Heinemann is grateful for the opportunity to learn from her peers.
“Every time I’m in a meeting,” she said, “I learn so much. Things I didn’t even know existed. It’s just crazy.”
Looking ahead, Heinemann’s Ph.D. research will leverage her technical CS background to merge graphics, visualization, and large-scale data optimization.
“I’m hoping to look at the combination of how HPC and scientific visualization work together,” she said. “Instead of doing scientific visualization of HPC, I want to go the other way and use HPC for scientific visualization. One step further is adding a level of interactivity through virtual and augmented reality, seeing how that could enable scientific discoveries, and looking at things that you might not have known were inside your data.”

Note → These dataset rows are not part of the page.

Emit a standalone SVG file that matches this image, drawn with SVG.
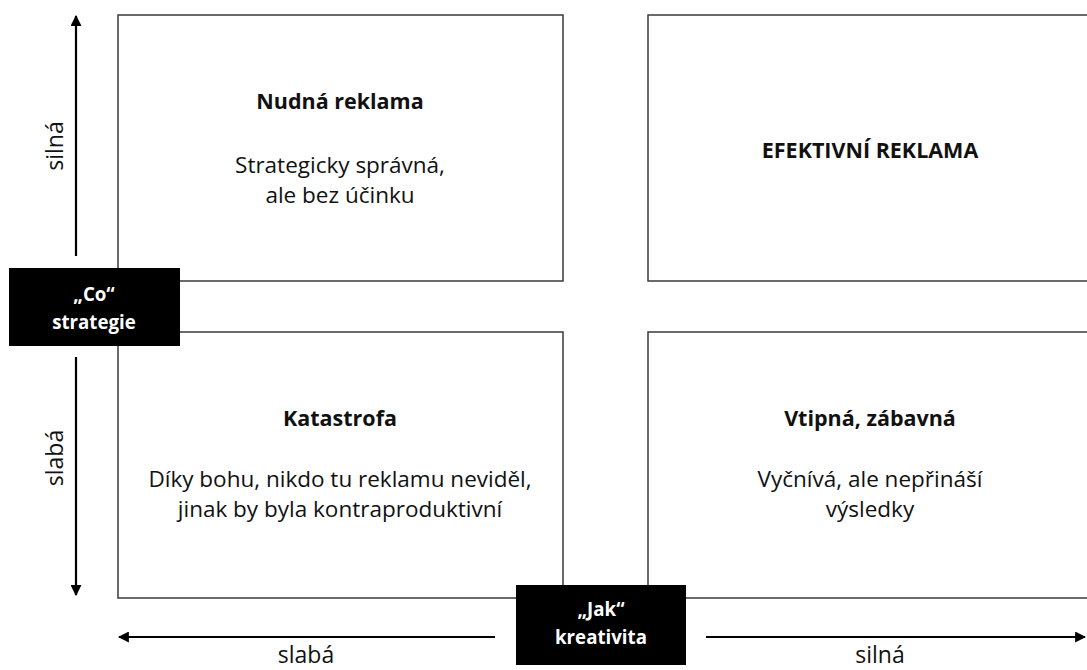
<svg xmlns="http://www.w3.org/2000/svg" width="1087" height="670" viewBox="0 0 1087 670">
<style>
.box{fill:#fff;stroke:#3a3a3a;stroke-width:1.5}
.t{font-family:"Open Sans","Liberation Sans",sans-serif;font-size:22.5px;fill:#111;text-anchor:middle}
.h{font-weight:bold;font-size:21.5px}
.w{fill:#fff;font-weight:bold;font-size:18.7px}
.a{font-size:23px}
.ax{stroke:#000;stroke-width:2.2;fill:none;marker-end:url(#ah)}
</style>
<defs>
<marker id="ah" viewBox="0 0 10 10" refX="9" refY="5" markerWidth="5" markerHeight="5" orient="auto" markerUnits="strokeWidth">
<path d="M0,0 L10,5 L0,10 z" fill="#000"/>
</marker>
</defs>
<rect width="1087" height="670" fill="#fff"/>
<g id="connectors">
<line class="ax" x1="76" y1="256" x2="76" y2="16"/>
<line class="ax" x1="76" y1="357" x2="76" y2="595"/>
<line class="ax" x1="495" y1="637" x2="119" y2="637"/>
<line class="ax" x1="706" y1="637" x2="1085" y2="637"/>
</g>
<g id="q-nudna">
<rect class="box" x="118" y="15" width="445" height="266"/>
<text class="t h" x="340" y="109">Nudná reklama</text>
<text class="t" x="340" y="173">Strategicky správná,</text>
<text class="t" x="340" y="203">ale bez účinku</text>
</g>
<g id="q-efektivni">
<rect class="box" x="648" y="15" width="445" height="266"/>
<text class="t h" x="870" y="158">EFEKTIVNÍ REKLAMA</text>
</g>
<g id="q-katastrofa">
<rect class="box" x="118" y="332" width="445" height="266"/>
<text class="t h" x="340" y="426">Katastrofa</text>
<text class="t" x="340" y="487">Díky bohu, nikdo tu reklamu neviděl,</text>
<text class="t" x="340" y="517">jinak by byla kontraproduktivní</text>
</g>
<g id="q-vtipna">
<rect class="box" x="648" y="332" width="445" height="266"/>
<text class="t h" x="870" y="426">Vtipná, zábavná</text>
<text class="t" x="870" y="487">Vyčnívá, ale nepřináší</text>
<text class="t" x="870" y="517">výsledky</text>
</g>
<g id="co">
<rect x="9" y="268" width="171" height="78" fill="#000"/>
<text class="t w" x="94" y="301">„Co“</text>
<text class="t w" x="94" y="329">strategie</text>
</g>
<g id="jak">
<rect x="516" y="585" width="170" height="80" fill="#000"/>
<text class="t w" x="601" y="616">„Jak“</text>
<text class="t w" x="601" y="644">kreativita</text>
</g>
<g id="axis-labels">
<text class="t a" transform="translate(63,146) rotate(-90)">silná</text>
<text class="t a" transform="translate(63,458) rotate(-90)">slabá</text>
<text class="t a" x="306" y="663">slabá</text>
<text class="t a" x="880" y="663">silná</text>
</g>
</svg>
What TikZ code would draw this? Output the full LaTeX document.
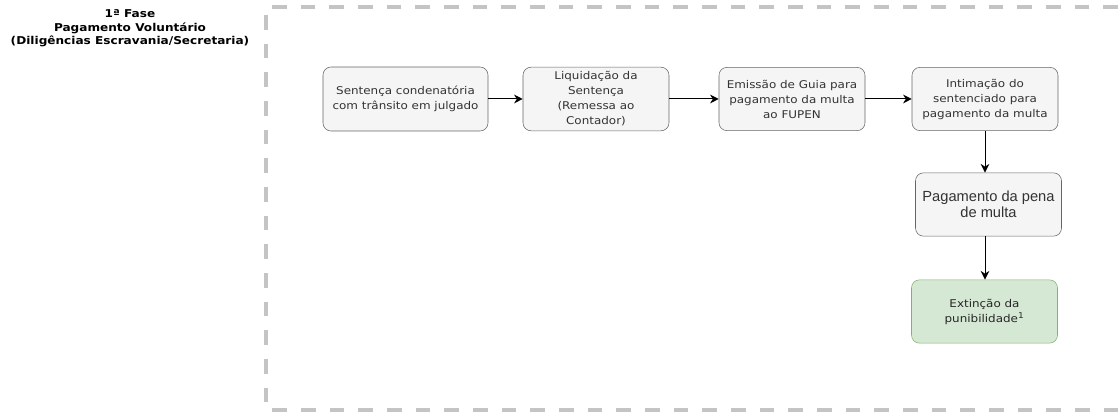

In addition to her own responsibilities as a student, Heinemann gives back to her community from the other side of the classroom. She is an instructor for the Champaign-Urbana chapter of Girls Who Code, a program designed to introduce middle school and high school girls to computer programming. Heinemann is also an instructor with the Blue Waters Student Internship Program and appreciates the opportunity to give back to the program that was so instrumental in shaping her own life.
“Most people might see it as a job, but I see it as my career, my job, my hobbies, what I do in my free time,” she said.
Though time-consuming, Heinemann is willing to give her all in pursuit of a passion she finds both challenging and rewarding.
“I knew what I signed up for,” Heinemann said confidently, “and I love what I do.”